Pourquoi le Moyen-Orient parie sur l’hydrogène vert

  • Diversification post-pétrole : avec la fin progressive de la rente pétrolière, les monarchies du Golfe cherchent à sécuriser de nouvelles sources de revenus.
  • Atouts naturels : un ensoleillement exceptionnel (jusqu’à 10 kWh/m²/jour) et de vastes terrains désertiques à bas coût permettent d’installer des centrales solaires et éoliennes à grande échelle.
  • Position géographique : situé au carrefour de l’Europe et de l’Asie, le Golfe est idéal pour exporter via des routes maritimes établies.
  • Diplomatie énergétique : l’hydrogène vert devient un outil de soft power, renforçant l’influence géopolitique du Golfe. Par exemple, les Émirats et l’Arabie saoudite nouent des partenariats stratégiques avec l’Allemagne et le Japon, redessinant les alliances énergétiques mondiales.

Défis et incertitudes

  • Coût élevé : produire de l’hydrogène vert coûte aujourd’hui entre 4 et 6 dollars/kg, contre 1 à 2 dollars/kg pour l’hydrogène gris (BloombergNEF, 2025). Les coûts doivent chuter de 50 % d’ici 2030 pour rivaliser.
  • Infrastructures manquantes : pipelines, ports adaptés et terminaux d’export nécessitent des investissements massifs, estimés à 100 milliards de dollars pour le Golfe d’ici 2040 (IRENA, 2024).
  • Impact environnemental local : l’électrolyse consomme d’importantes quantités d’eau, un défi dans des régions arides où les ressources hydriques sont limitées.

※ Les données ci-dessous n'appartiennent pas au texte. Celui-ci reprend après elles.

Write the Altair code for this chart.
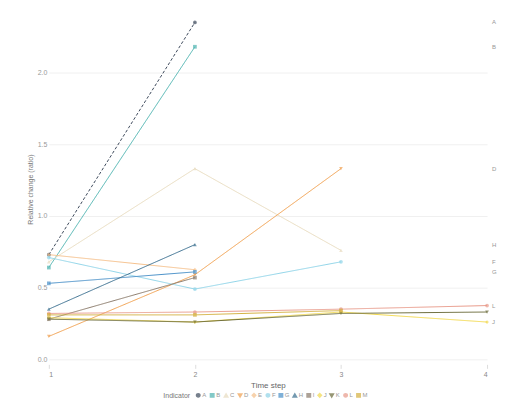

Des solutions comme le dessalement solaire sont envisagées, mais elles augmentent les coûts.
  • Concurrence mondiale : l’Australie, le Chili et le Maroc investissent également massivement, avec des projets compétitifs visant les mêmes marchés.
  • Dépendance technologique : les électrolyseurs et les technologies de transport restent dominés par l’Europe et la Chine, obligeant le Golfe à s’appuyer sur des partenaires étrangers.

Une énergie d’avenir ou un mirage ?

Selon l’Agence internationale de l’énergie (AIE), l’hydrogène vert pourrait représenter 12 % de la demande énergétique mondiale d’ici 2050. Le Moyen-Orient, avec ses ressources renouvelables et sa position stratégique, a le potentiel pour devenir un acteur central.

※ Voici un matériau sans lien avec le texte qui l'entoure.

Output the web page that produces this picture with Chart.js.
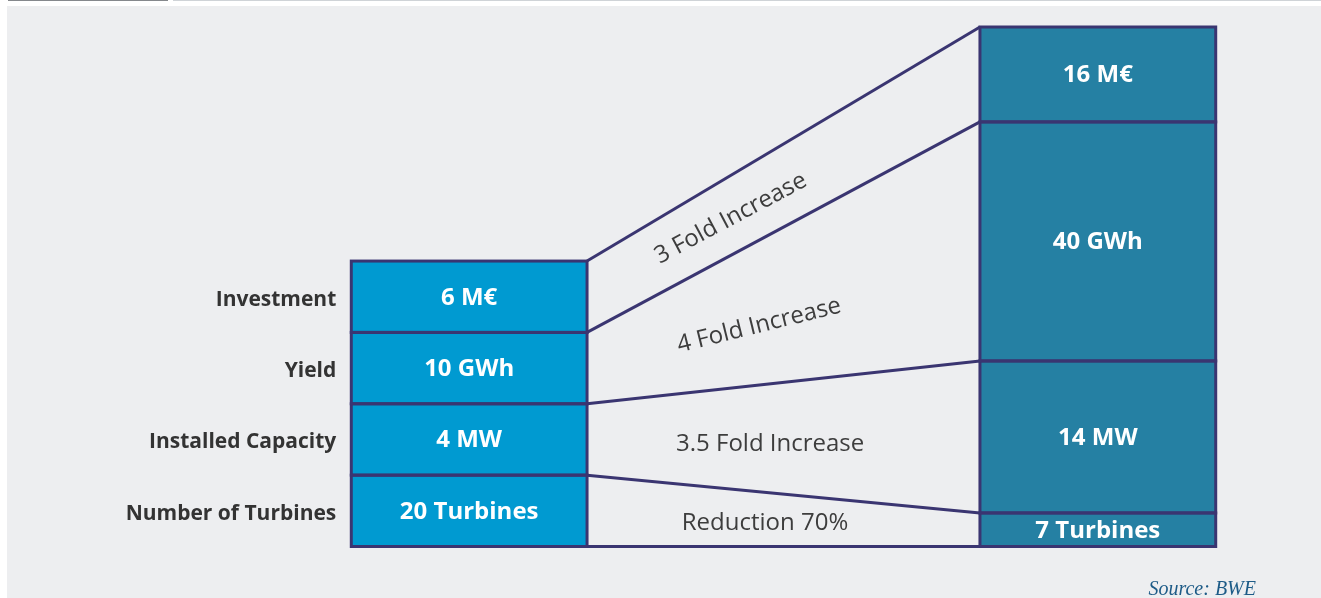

Cependant, sa réussite dépendra de sa capacité à réduire les coûts, développer des infrastructures et sécuriser des marchés stables, tout en intégrant ses projets dans une transition énergétique globale.

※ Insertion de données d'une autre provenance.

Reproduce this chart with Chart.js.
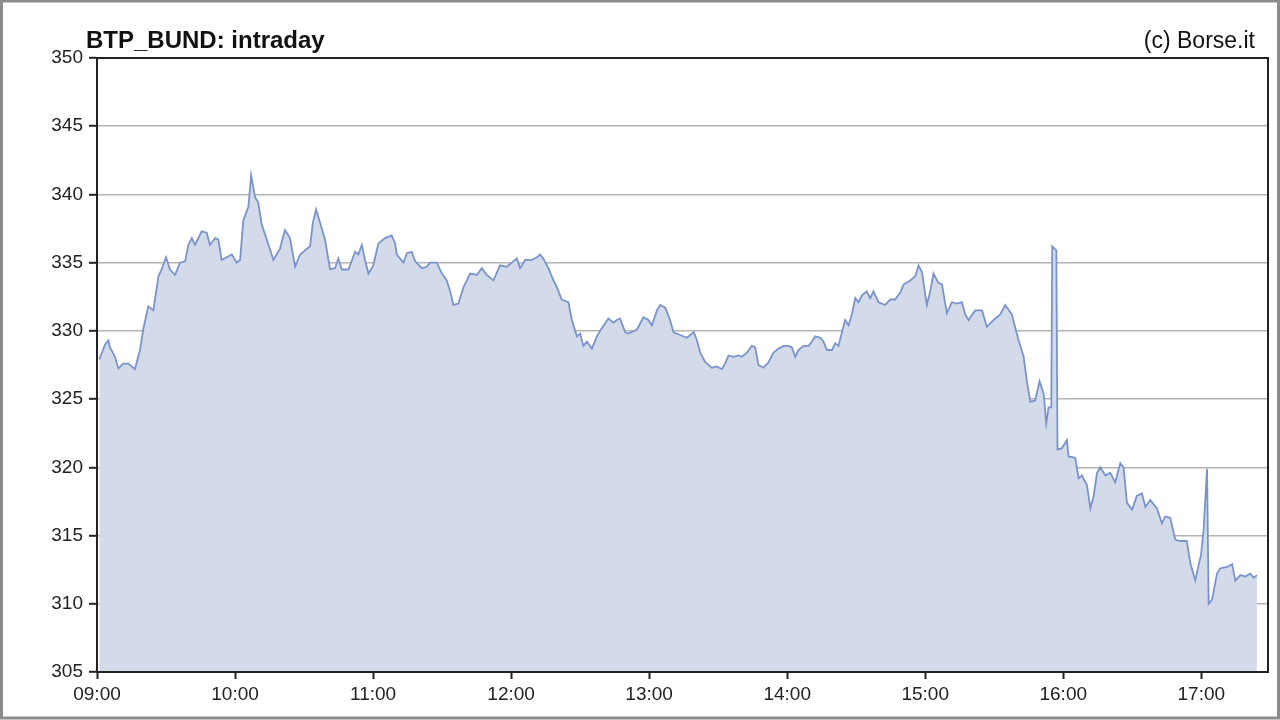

Entre rêve d’avenir et risque de mirage

L’hydrogène vert est une opportunité historique pour le Golfe, mais aussi un pari risqué. Les projets de NEOM, Masdar et Duqm témoignent d’une ambition de leadership mondial, mais la concurrence internationale, les contraintes économiques et les défis environnementaux pourraient freiner cet élan.

Dans vingt ans, le Golfe deviendra-t-il l’« OPEP de l’hydrogène » ou restera-t-il prisonnier de ses rêves pétroliers ? L’avenir dépendra de sa capacité à transformer ses atouts en une réalité énergétique durable.